The MPC took its decision in its meeting held on Thursday, the first in the current FY2024/2025 and the fourth in 2024.
Inflation in decline
The committee attributed its decision to the decline of the inflationary pressures.
Egypt’s annual headline inflation rate kept its downward path in June, declining to 27.5 percent, according to the latest readings published by the Central Agency for Public Mobilisation and Statistics (CAPMAS). Similarly, Egypt’s core inflation rate maintained its downturn trajectory in June, shrinking to 26.6 percent, according to the CBE's calculations.
“Inflation rates benefited from the combined effect of a gradual dissipation of previous shocks, supporting a return to normal dynamics, the recent tightening cycle; and a favourable base effect from the strong inflationary episodes in 2023,” the CBE explained.
It also indicated that despite persistent non-food inflation, the current decline in inflation was driven by improvements in market dynamics, reflected in the significant reduction in annual food inflation to 31.9 percent in June 2024 from a peak of 73.6 percent in September 2023.
In this respect, the CBE noted that the gradual unwinding of food inflation and the improvement of inflation expectations suggest that inflation is on a sustained downward course.
It explained that "the recent dampening of inflation dynamics generally suggests a normalization to their usual monthly pattern before March 2022. While suggesting pressures could be expected from possible fiscal consolidation measures, the CBE stated that, according to forecasts, inflation should remain around its current levels in 2024.
Inflation to significantly down
The CBE projected the country’s inflation to decline significantly in the first half of 2025 due to the cumulative impact of a tightened monetary policy and favourable base effects.
The Central Bank of Egypt started its tightened monetary policy following the eruption of the Ukrainian war in March 2022 to contain the elevated inflation, which remains in the double-digit zone.

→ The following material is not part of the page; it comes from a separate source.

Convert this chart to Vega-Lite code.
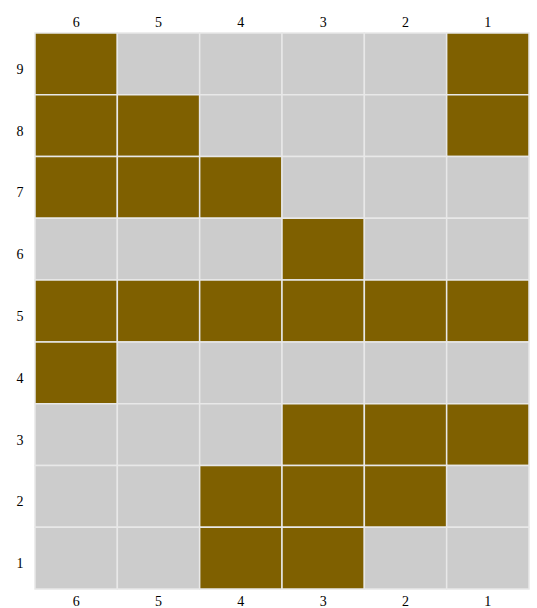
{
  "$schema": "https://vega.github.io/schema/vega-lite/v6.json",
  "autosize": "none",
  "padding": {"left": 35, "top": 33, "right": 8, "bottom": 19},
  "width": 494,
  "height": 556,
  "background": "white",
  "config": {"view": {"stroke": null}, "font": "Liberation Serif"},
  "data": {"values": [
    {"row": 9, "col": 6, "on": 1}, {"row": 9, "col": 5, "on": 0}, {"row": 9, "col": 4, "on": 0}, {"row": 9, "col": 3, "on": 0}, {"row": 9, "col": 2, "on": 0}, {"row": 9, "col": 1, "on": 1},
    {"row": 8, "col": 6, "on": 1}, {"row": 8, "col": 5, "on": 1}, {"row": 8, "col": 4, "on": 0}, {"row": 8, "col": 3, "on": 0}, {"row": 8, "col": 2, "on": 0}, {"row": 8, "col": 1, "on": 1},
    {"row": 7, "col": 6, "on": 1}, {"row": 7, "col": 5, "on": 1}, {"row": 7, "col": 4, "on": 1}, {"row": 7, "col": 3, "on": 0}, {"row": 7, "col": 2, "on": 0}, {"row": 7, "col": 1, "on": 0},
    {"row": 6, "col": 6, "on": 0}, {"row": 6, "col": 5, "on": 0}, {"row": 6, "col": 4, "on": 0}, {"row": 6, "col": 3, "on": 1}, {"row": 6, "col": 2, "on": 0}, {"row": 6, "col": 1, "on": 0},
    {"row": 5, "col": 6, "on": 1}, {"row": 5, "col": 5, "on": 1}, {"row": 5, "col": 4, "on": 1}, {"row": 5, "col": 3, "on": 1}, {"row": 5, "col": 2, "on": 1}, {"row": 5, "col": 1, "on": 1},
    {"row": 4, "col": 6, "on": 1}, {"row": 4, "col": 5, "on": 0}, {"row": 4, "col": 4, "on": 0}, {"row": 4, "col": 3, "on": 0}, {"row": 4, "col": 2, "on": 0}, {"row": 4, "col": 1, "on": 0},
    {"row": 3, "col": 6, "on": 0}, {"row": 3, "col": 5, "on": 0}, {"row": 3, "col": 4, "on": 0}, {"row": 3, "col": 3, "on": 1}, {"row": 3, "col": 2, "on": 1}, {"row": 3, "col": 1, "on": 1},
    {"row": 2, "col": 6, "on": 0}, {"row": 2, "col": 5, "on": 0}, {"row": 2, "col": 4, "on": 1}, {"row": 2, "col": 3, "on": 1}, {"row": 2, "col": 2, "on": 1}, {"row": 2, "col": 1, "on": 0},
    {"row": 1, "col": 6, "on": 0}, {"row": 1, "col": 5, "on": 0}, {"row": 1, "col": 4, "on": 1}, {"row": 1, "col": 3, "on": 1}, {"row": 1, "col": 2, "on": 0}, {"row": 1, "col": 1, "on": 0}
  ]},
  "layer": [
    {
      "mark": {"type": "rect", "stroke": "#e8e8e8", "strokeWidth": 1.5},
      "encoding": {
        "x": {"field": "col", "type": "ordinal", "sort": "descending", "scale": {"paddingInner": 0, "paddingOuter": 0},
              "axis": {"orient": "top", "title": null, "ticks": false, "domain": false, "labelAngle": 0, "labelPadding": 4, "labelFontSize": 14, "labelColor": "#000"}},
        "y": {"field": "row", "type": "ordinal", "sort": "descending", "scale": {"paddingInner": 0, "paddingOuter": 0},
              "axis": {"title": null, "ticks": false, "domain": false, "labelPadding": 12, "labelOffset": 6, "labelFontSize": 14, "labelColor": "#000"}},
        "color": {"field": "on", "type": "nominal", "scale": {"domain": [0, 1], "range": ["#cccccc", "#7f6000"]}, "legend": null}
      }
    },
    {
      "mark": {"type": "rect", "opacity": 0},
      "encoding": {
        "x": {"field": "col", "type": "ordinal", "sort": "descending",
              "axis": {"orient": "bottom", "title": null, "ticks": false, "domain": false, "labelAngle": 0, "labelPadding": 5, "labelFontSize": 14, "labelColor": "#000"}},
        "y": {"field": "row", "type": "ordinal", "sort": "descending"}
      }
    }
  ],
  "resolve": {"axis": {"x": "independent"}}
}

The CBE warned, however, that the upside risks to the forecasted disinflation path remain, including an escalation of current geopolitical tensions, unfavourable climate conditions domestically and globally, and higher-than-anticipated fiscal measures.
Real GDP growth moderates over regional tensions
The CBE said Egypt’s real GDP growth slowed to 2.2 percent in the first quarter of 2024, down from 2.3 percent a quarter earlier, fuelled by the negative repercussions of geopolitical tensions and maritime trade disruptions to the services sector.

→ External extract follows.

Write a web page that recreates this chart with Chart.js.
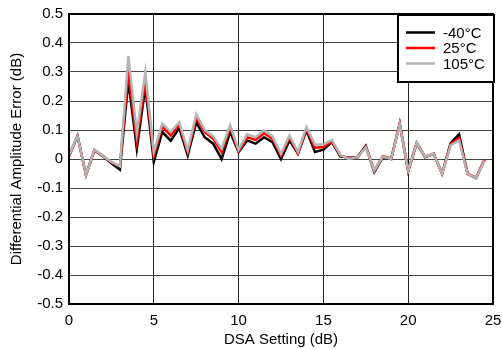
<!DOCTYPE html>
<html>
<head>
<meta charset="utf-8">
<script src="https://cdn.jsdelivr.net/npm/chart.js@4/dist/chart.umd.min.js"></script>
<style>
  html, body { margin: 0; padding: 0; background: #fff; }
  #wrap { width: 502px; height: 349px; }
</style>
</head>
<body>
<div id="wrap"><canvas id="chart" width="502" height="349"></canvas></div>
<script>
const dsaSetting = [0, 0.5, 1, 1.5, 2, 2.5, 3, 3.5, 4, 4.5, 5, 5.5, 6, 6.5, 7, 7.5, 8, 8.5, 9, 9.5,
  10, 10.5, 11, 11.5, 12, 12.5, 13, 13.5, 14, 14.5, 15, 15.5, 16, 16.5, 17, 17.5, 18, 18.5, 19, 19.5,
  20, 20.5, 21, 21.5, 22, 22.5, 23, 23.5, 24, 24.5];

const errMinus40 = [0.01, 0.08, -0.055, 0.03, 0.01, -0.015, -0.037, 0.27, 0.035, 0.25,
  -0.01, 0.093, 0.063, 0.107, 0.012, 0.126, 0.075, 0.053, 0.0, 0.093,
  0.024, 0.064, 0.053, 0.075, 0.058, 0.0, 0.064, 0.018, 0.099, 0.024,
  0.032, 0.058, 0.009, 0.004, 0.006, 0.045, -0.045, 0.006, 0.0, 0.122,
  -0.042, 0.055, 0.006, 0.018, -0.051, 0.055, 0.085, -0.051, -0.066, -0.003];

const err25 = [0.01, 0.08, -0.055, 0.03, 0.01, -0.012, -0.025, 0.30, 0.06, 0.27,
  0.012, 0.112, 0.081, 0.118, 0.024, 0.142, 0.093, 0.07, 0.024, 0.108,
  0.027, 0.075, 0.066, 0.089, 0.07, 0.012, 0.075, 0.02, 0.104, 0.039,
  0.041, 0.06, 0.012, 0.003, 0.006, 0.042, -0.04, 0.01, 0.002, 0.122,
  -0.04, 0.055, 0.008, 0.018, -0.051, 0.05, 0.073, -0.051, -0.064, -0.003];

const err105 = [0.012, 0.08, -0.055, 0.032, 0.01, -0.01, -0.025, 0.355, 0.09, 0.30,
  0.024, 0.122, 0.093, 0.127, 0.03, 0.154, 0.10, 0.078, 0.035, 0.116,
  0.032, 0.085, 0.075, 0.099, 0.078, 0.018, 0.081, 0.025, 0.11, 0.05,
  0.05, 0.066, 0.014, 0.0, 0.006, 0.04, -0.04, 0.008, 0.0, 0.12,
  -0.04, 0.055, 0.008, 0.018, -0.051, 0.047, 0.064, -0.051, -0.066, -0.005];

const seriesNames = ['-40\u00B0C', '25\u00B0C', '105\u00B0C'];
const seriesColors = ['#000000', '#ff0000', '#b4b4b4'];

const xTicks = [0, 5, 10, 15, 20, 25];
const yTicks = [-0.5, -0.4, -0.3, -0.2, -0.1, 0, 0.1, 0.2, 0.3, 0.4, 0.5];

const FONT = 'Liberation Sans, Arial, sans-serif';

function toPoints(values) {
  return dsaSetting.map((x, i) => ({ x: x, y: values[i] }));
}

// frame around plot area + boxed legend in the top right corner
const framePlugin = {
  id: 'frame',
  afterDatasetsDraw(chart) {
    const ctx = chart.ctx;
    const a = chart.chartArea;
    ctx.save();
    ctx.strokeStyle = '#000';
    ctx.lineWidth = 2;
    ctx.strokeRect(a.left, a.top, a.right - a.left, a.bottom - a.top);

    // legend
    const bx = 398, by = 15, bw = 96, bh = 67;
    ctx.fillStyle = '#fff';
    ctx.fillRect(bx, by, bw, bh);
    ctx.strokeRect(bx, by, bw, bh);
    ctx.font = '15px ' + FONT;
    ctx.textBaseline = 'middle';
    ctx.textAlign = 'left';
    chart.data.datasets.forEach((ds, i) => {
      const y = by + 17.5 + i * 15.5;
      ctx.strokeStyle = ds.borderColor;
      ctx.lineWidth = 2.5;
      ctx.beginPath();
      ctx.moveTo(bx + 8, y);
      ctx.lineTo(bx + 37, y);
      ctx.stroke();
      ctx.fillStyle = '#000';
      ctx.fillText(ds.label, bx + 45, y + 1);
    });
    ctx.restore();
  }
};

new Chart(document.getElementById('chart').getContext('2d'), {
  type: 'line',
  data: {
    datasets: [
      { label: seriesNames[0], data: toPoints(errMinus40), borderColor: seriesColors[0], order: 3 },
      { label: seriesNames[1], data: toPoints(err25), borderColor: seriesColors[1], order: 2 },
      { label: seriesNames[2], data: toPoints(err105), borderColor: seriesColors[2], order: 1 }
    ]
  },
  options: {
    responsive: false,
    animation: false,
    layout: { padding: { top: 14, right: 9, left: 0, bottom: 0 } },
    elements: {
      point: { radius: 0 },
      line: { borderWidth: 2.5, tension: 0, fill: false }
    },
    plugins: {
      legend: { display: false },
      tooltip: { enabled: false }
    },
    scales: {
      x: {
        type: 'linear',
        min: 0,
        max: 25,
        afterBuildTicks: (scale) => { scale.ticks = xTicks.map(v => ({ value: v })); },
        afterFit: (scale) => {
          scale.height = 45;
          scale.paddingLeft = 0;
          scale.paddingRight = 0;
        },
        grid: { color: '#222', lineWidth: 1, drawTicks: false },
        border: { display: false },
        ticks: { color: '#000', padding: 8, font: { family: FONT, size: 15 }, maxRotation: 0 },
        title: { display: true, text: 'DSA Setting (dB)', color: '#000', font: { family: FONT, size: 15 }, padding: { top: 0, bottom: 0 } }
      },
      y: {
        min: -0.5,
        max: 0.5,
        afterBuildTicks: (scale) => { scale.ticks = yTicks.map(v => ({ value: v })); },
        afterFit: (scale) => {
          scale.width = 69;
          scale.paddingTop = 0;
          scale.paddingBottom = 0;
        },
        grid: { color: '#444', lineWidth: 1, drawTicks: false },
        border: { display: false },
        ticks: {
          color: '#000', padding: 6, font: { family: FONT, size: 15 },
          callback: (v) => (Math.round(v * 10) / 10).toString()
        },
        title: { display: true, text: 'Differential Amplitude Error (dB)', color: '#000', font: { family: FONT, size: 15 }, padding: { top: 8, bottom: 0 } }
      }
    }
  },
  plugins: [framePlugin]
});
</script>
</body>
</html>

It added that leading indicators for the second quarter of 2024 suggest that economic activity remains subdued.
In light of these indices, the CBE expected Egypt’s real GDP growth to decelerate in FY2023/2024 -- which ended on 30 June -- compared to the previous fiscal, before rebounding in the current FY 2024/2025.
On Tuesday, the International Monetary Fund (IMF) revised its projections for Egypt’s real GDP growth down in FY2023/2024 and FY2024/2025 by 0.3 percent to 2.7 percent and 4.1 percent, respectively, over the implications of the regional and global tensions.

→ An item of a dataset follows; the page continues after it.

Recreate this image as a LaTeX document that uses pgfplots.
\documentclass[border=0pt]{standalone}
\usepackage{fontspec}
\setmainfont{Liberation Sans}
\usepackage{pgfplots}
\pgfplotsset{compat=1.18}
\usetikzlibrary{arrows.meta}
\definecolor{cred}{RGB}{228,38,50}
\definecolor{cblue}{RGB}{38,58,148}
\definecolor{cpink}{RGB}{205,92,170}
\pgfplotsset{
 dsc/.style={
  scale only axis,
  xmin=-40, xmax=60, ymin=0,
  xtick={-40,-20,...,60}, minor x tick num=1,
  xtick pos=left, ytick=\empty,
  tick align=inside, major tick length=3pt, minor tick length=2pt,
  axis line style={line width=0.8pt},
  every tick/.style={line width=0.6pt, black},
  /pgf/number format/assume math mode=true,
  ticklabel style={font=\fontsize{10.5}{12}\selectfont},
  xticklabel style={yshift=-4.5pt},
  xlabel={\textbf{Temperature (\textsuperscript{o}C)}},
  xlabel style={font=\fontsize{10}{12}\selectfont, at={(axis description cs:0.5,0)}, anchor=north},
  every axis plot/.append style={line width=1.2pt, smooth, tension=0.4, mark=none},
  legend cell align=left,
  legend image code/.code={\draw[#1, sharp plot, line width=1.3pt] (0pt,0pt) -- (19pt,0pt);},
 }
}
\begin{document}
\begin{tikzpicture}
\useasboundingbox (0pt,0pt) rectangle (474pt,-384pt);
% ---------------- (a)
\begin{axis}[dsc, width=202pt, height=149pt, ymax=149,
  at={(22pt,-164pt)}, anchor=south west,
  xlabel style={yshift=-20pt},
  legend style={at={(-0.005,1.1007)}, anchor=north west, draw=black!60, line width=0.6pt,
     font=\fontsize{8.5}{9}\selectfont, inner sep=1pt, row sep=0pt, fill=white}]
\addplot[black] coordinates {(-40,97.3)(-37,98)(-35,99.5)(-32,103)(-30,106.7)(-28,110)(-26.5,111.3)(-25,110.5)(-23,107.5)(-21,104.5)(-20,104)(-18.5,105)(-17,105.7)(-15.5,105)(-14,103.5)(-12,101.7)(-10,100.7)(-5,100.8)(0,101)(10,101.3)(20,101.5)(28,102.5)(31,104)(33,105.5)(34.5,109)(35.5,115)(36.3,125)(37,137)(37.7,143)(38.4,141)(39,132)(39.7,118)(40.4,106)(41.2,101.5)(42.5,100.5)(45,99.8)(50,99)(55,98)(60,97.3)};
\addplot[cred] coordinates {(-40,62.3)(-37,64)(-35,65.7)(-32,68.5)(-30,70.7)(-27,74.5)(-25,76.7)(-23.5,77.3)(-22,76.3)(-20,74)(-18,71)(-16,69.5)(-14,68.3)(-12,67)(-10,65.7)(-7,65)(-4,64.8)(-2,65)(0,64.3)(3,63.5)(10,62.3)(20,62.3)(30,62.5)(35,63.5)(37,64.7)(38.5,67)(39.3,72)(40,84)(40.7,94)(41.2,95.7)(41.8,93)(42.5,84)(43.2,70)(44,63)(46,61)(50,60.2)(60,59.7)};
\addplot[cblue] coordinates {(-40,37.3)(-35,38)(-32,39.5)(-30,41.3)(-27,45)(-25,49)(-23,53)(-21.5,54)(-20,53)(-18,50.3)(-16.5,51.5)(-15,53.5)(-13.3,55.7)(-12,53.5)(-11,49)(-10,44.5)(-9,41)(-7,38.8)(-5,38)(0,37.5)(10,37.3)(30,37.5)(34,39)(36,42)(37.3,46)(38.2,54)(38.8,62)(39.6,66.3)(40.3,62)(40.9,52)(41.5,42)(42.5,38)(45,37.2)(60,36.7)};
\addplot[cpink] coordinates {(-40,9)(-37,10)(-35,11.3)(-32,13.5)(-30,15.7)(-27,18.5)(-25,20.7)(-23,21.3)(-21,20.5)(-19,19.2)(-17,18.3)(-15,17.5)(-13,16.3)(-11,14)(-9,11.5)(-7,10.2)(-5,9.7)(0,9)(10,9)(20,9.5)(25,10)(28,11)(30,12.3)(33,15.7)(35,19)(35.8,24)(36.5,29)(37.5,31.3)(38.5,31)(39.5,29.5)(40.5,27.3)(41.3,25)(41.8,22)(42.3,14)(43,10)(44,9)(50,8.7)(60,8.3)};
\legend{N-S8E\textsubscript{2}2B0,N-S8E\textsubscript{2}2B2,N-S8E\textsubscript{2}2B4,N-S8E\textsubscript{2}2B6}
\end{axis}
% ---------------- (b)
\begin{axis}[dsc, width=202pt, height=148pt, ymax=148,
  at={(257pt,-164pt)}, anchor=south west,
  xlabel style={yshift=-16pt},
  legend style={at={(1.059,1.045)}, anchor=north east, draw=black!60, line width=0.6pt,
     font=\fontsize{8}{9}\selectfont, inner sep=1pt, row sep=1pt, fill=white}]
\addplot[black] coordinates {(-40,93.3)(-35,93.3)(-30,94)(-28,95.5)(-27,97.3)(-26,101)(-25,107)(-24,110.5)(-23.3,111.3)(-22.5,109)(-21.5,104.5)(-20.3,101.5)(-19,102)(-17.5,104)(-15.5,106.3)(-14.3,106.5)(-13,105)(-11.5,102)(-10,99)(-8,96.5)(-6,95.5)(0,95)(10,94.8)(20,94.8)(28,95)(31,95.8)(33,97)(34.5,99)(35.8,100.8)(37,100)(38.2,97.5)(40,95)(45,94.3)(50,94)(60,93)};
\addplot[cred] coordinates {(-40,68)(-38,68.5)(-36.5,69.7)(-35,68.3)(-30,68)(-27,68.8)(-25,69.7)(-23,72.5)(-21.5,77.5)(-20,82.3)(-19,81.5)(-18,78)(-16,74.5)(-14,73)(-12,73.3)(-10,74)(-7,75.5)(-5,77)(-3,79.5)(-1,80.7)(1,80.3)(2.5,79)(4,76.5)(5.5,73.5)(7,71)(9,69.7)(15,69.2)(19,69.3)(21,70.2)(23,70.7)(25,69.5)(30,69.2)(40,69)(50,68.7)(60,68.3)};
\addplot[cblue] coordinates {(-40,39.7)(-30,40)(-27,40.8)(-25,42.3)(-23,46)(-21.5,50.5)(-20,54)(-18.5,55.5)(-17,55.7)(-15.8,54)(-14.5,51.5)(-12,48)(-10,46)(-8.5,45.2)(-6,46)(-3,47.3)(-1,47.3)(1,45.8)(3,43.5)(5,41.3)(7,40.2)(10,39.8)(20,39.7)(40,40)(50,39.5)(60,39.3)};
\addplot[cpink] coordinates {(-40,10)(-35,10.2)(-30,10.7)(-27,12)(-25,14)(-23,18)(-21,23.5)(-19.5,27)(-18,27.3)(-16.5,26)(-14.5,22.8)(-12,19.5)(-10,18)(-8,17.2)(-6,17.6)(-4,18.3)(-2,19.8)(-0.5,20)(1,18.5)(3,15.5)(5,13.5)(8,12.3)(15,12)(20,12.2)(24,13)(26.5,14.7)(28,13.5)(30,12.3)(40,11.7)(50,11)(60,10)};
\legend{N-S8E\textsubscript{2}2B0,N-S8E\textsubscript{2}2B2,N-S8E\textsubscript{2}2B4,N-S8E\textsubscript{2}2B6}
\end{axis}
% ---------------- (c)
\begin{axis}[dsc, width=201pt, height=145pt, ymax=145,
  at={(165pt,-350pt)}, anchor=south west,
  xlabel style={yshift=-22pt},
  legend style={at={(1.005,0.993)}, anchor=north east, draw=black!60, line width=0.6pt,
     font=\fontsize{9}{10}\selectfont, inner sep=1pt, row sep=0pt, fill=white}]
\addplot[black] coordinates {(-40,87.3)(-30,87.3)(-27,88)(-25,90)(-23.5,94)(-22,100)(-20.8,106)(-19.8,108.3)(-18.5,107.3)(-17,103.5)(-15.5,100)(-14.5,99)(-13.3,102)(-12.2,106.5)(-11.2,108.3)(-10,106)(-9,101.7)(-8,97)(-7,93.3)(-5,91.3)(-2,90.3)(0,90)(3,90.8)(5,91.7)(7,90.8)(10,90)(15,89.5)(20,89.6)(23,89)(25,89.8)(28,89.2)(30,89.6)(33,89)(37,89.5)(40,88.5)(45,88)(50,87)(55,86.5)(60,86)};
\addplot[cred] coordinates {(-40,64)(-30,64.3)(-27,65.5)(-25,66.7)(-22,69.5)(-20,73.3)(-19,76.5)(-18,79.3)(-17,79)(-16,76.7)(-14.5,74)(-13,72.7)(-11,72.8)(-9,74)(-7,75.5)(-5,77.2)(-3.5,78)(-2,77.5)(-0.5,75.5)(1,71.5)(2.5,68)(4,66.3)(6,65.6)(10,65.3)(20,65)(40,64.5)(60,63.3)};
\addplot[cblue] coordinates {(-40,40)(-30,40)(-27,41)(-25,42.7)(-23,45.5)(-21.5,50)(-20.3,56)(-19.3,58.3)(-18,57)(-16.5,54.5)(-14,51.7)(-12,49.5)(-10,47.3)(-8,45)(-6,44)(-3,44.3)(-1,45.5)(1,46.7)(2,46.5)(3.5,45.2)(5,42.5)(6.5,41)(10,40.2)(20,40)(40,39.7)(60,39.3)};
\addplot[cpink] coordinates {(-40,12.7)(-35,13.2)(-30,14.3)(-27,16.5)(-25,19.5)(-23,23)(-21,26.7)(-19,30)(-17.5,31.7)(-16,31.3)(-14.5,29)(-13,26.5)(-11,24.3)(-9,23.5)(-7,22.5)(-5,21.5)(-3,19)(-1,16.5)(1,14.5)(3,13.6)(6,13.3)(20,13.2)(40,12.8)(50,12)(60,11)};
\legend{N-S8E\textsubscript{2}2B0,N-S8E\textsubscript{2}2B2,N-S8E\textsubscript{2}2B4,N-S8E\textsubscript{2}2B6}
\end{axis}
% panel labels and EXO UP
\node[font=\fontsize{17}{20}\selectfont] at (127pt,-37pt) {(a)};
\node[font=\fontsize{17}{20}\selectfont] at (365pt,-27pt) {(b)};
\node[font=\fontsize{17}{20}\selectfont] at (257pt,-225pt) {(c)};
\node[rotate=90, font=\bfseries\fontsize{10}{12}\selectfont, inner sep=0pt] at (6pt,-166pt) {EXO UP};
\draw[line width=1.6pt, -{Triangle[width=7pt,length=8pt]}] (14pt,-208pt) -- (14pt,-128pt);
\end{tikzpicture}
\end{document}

Under the IMF’s ongoing $8 billion loan deal with Egypt, Egypt is committed to adopting flexible regimes for interest and exchange rates.
Moreover, the country’s labour market data indicates that the unemployment rate has slightly declined to 6.7 percent in the fourth quarter of 2024, down from 6.9 percent in the same quarter of 2023.
On the global level, the CBE said the economic growth outlook remains positive albeit below its historical level. It noted that tightened monetary policy cycles in advanced and emerging market economies have contributed to a decline in inflation worldwide, with select central banks cutting interest rates after inflation approached its targeted levels.
However, the CBE expected key central banks worldwide to uphold a tight monetary policy for an extended period due to uncertainty surrounding the inflation path and its upside risks.
Meanwhile, it indicated that the prices of key international commodities, chiefly energy, have recently decreased, mainly due to the effect of tighter monetary policy on global demand.
Commodity prices remain, however, vulnerable to supply shocks from ongoing geopolitical tensions, according to the CBE.
In light of the economic developments on the local and global levels, the Central Bank of Egypt said the current monetary stance in Egypt is appropriate to support the sustained moderation of inflation, stressing that it will continue to assess its reflection on the local economy in a data-driven manner.
In addition, the CBE stated that the path of future policy rates remains a function of inflation expectations rather than prevailing rates and that the bank will not hesitate to utilize all tools at its disposal to ensure that the policy stance is set at sufficiently restrictive levels that allow for a sustained decline in underlying inflation and safeguard price stability over the medium term.